FinAgent: An Agentic AI Framework Integrating Personal Finance and Nutrition Planning
Toqeer Ali Syed, Abdulaziz Alshahrani, Ali Ullah, Ali Akarma, Sohail Khan, Muhammad Nauman, Salman Jan
TL;DR
This work tackles the problem of concurrent budget management and nutritional planning under real-time price volatility. It introduces FinAgent, a price-aware agentic AI built as a multi-agent system that jointly optimizes budgets and diets via a linear program with a substitution graph, adapting to price shocks and individual health needs. The approach achieves 12-18% cost reductions and nutrient adequacy above 95% in synthetic simulations and a four-week Saudi household case, demonstrating robustness to price fluctuations up to 30%. The study highlights practical implications for affordable, culturally appropriate nutrition and aligns with SDG targets on Zero Hunger and Good Health, while outlining scalable deployment and governance considerations for real-world use.
Abstract
The issue of limited household budgets and nutritional demands continues to be a challenge especially in the middle-income environment where food prices fluctuate.

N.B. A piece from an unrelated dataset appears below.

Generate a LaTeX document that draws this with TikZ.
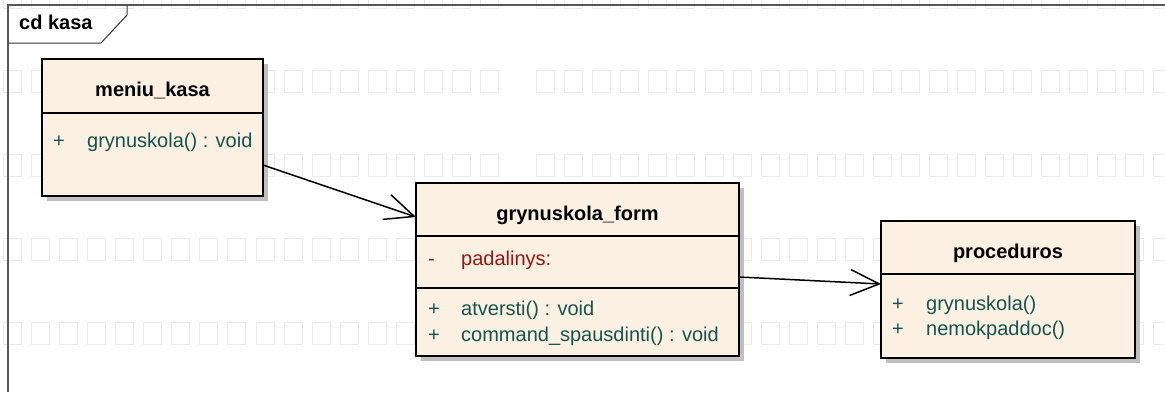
\documentclass[tikz,border=0pt]{standalone}
\usepackage{fontspec}
\setmainfont{Liberation Sans}
\usetikzlibrary{arrows.meta,shadows}

\definecolor{classfill}{RGB}{251,240,225}
\definecolor{optext}{RGB}{22,84,80}
\definecolor{attrtext}{RGB}{150,22,22}

\tikzset{
  classbox/.style={draw,line width=2pt,fill=classfill,anchor=north west,
    inner sep=0pt,outer sep=0pt,
    drop shadow={shadow xshift=5pt,shadow yshift=-5pt,fill=black!25,opacity=1}},
  ctitle/.style={anchor=base,inner sep=0pt,font=\fontsize{20}{24}\selectfont\bfseries},
  member/.style={anchor=base west,inner sep=0pt},
  sepline/.style={line width=2pt},
  assoc/.style={line width=1.5pt,-{Straight Barb[length=29pt,width=26pt]}},
  wmark/.style={draw=black!8,line width=1pt},
  framel/.style={draw=black!65,line width=1.5pt},
}

\begin{document}
\begin{tikzpicture}[x=1pt,y=-1pt,font=\fontsize{20}{24}\selectfont]
\useasboundingbox (0,0) rectangle (1165,392);

% faint watermark boxes
\begin{scope}
\clip (0,0) rectangle (1165,392);
\foreach \r in {-14,70,154,238,322}
  \foreach \k in {0,...,41}
    {\ifnum\k=18\relax\else\draw[wmark] (3.5+28.06*\k,\r) rectangle +(18,22);\fi}
\end{scope}

% diagram frame
\draw[framel] (8,392) -- (8,5) -- (1165,5);
\draw[black!80,line width=1pt] (8,43) -- (101,43) -- (127,15) -- (127,5);
\node [anchor=base west,inner sep=0pt,font=\fontsize{20}{24}\selectfont\bfseries] (frametitle) at (19,29) {cd kasa};

% classes
\draw
    (42,59) node [classbox,minimum width=221pt,minimum height=137pt] (mkasa) {}
    +(110.5,37) node [ctitle] (mkasatitle) {meniu\_kasa}
    +(11,88) node [member,text=optext] (mkasaop) {\makebox[34pt][l]{+}grynuskola() : void};
\draw[sepline] (mkasa.north west) +(0,54) -- +(221,54);

\draw
    (416,183) node [classbox,minimum width=323pt,minimum height=173pt] (gform) {}
    +(161.5,37) node [ctitle] (gformtitle) {grynuskola\_form}
    +(12,82) node [member,text=attrtext] (gformattr) {\makebox[33pt][l]{-}padalinys:}
    +(12,132) node [member,text=optext] (gformopa) {\makebox[33pt][l]{+}atversti() : void}
    +(12,158) node [member,text=optext] (gformopb) {\makebox[33pt][l]{+}command\_spausdinti() : void};
\draw[sepline] (gform.north west) +(0,53) -- +(323,53);
\draw[sepline] (gform.north west) +(0,105) -- +(323,105);

\draw
    (881,221) node [classbox,minimum width=254pt,minimum height=137pt] (proc) {}
    +(127,37) node [ctitle] (proctitle) {proceduros}
    +(11,89) node [member,text=optext] (procopa) {\makebox[34pt][l]{+}grynuskola()}
    +(11,114) node [member,text=optext] (procopb) {\makebox[34pt][l]{+}nemokpaddoc()};
\draw[sepline] (proc.north west) +(0,53) -- +(254,53);

% associations
\draw[assoc] ([yshift=-37.5pt]mkasa.east) -- ([yshift=52.5pt]gform.west);
\draw[assoc] ([yshift=-7.5pt]gform.east) -- ([yshift=5.5pt]proc.west);
\end{tikzpicture}
\end{document}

This paper introduces a price aware agentic AI system, which combines personal finance management with diet optimization. With household income and fixed expenditures, medical and well-being status, as well as real-time food costs, the system creates nutritionally sufficient meals plans at comparatively reasonable prices that automatically adjust to market changes. The framework is implemented in a modular multi-agent architecture, which has specific agents (budgeting, nutrition, price monitoring, and health personalization). These agents share the knowledge base and use the substitution graph to ensure that the nutritional quality is maintained at a minimum cost. Simulations with a representative Saudi household case study show a steady 12-18\% reduction in costs relative to a static weekly menu, nutrient adequacy of over 95\% and high performance with price changes of 20-30%. The findings indicate that the framework can locally combine affordability with nutritional adequacy and provide a viable avenue of capacity-building towards sustainable and fair diet planning in line with Sustainable Development Goals on Zero Hunger and Good Health.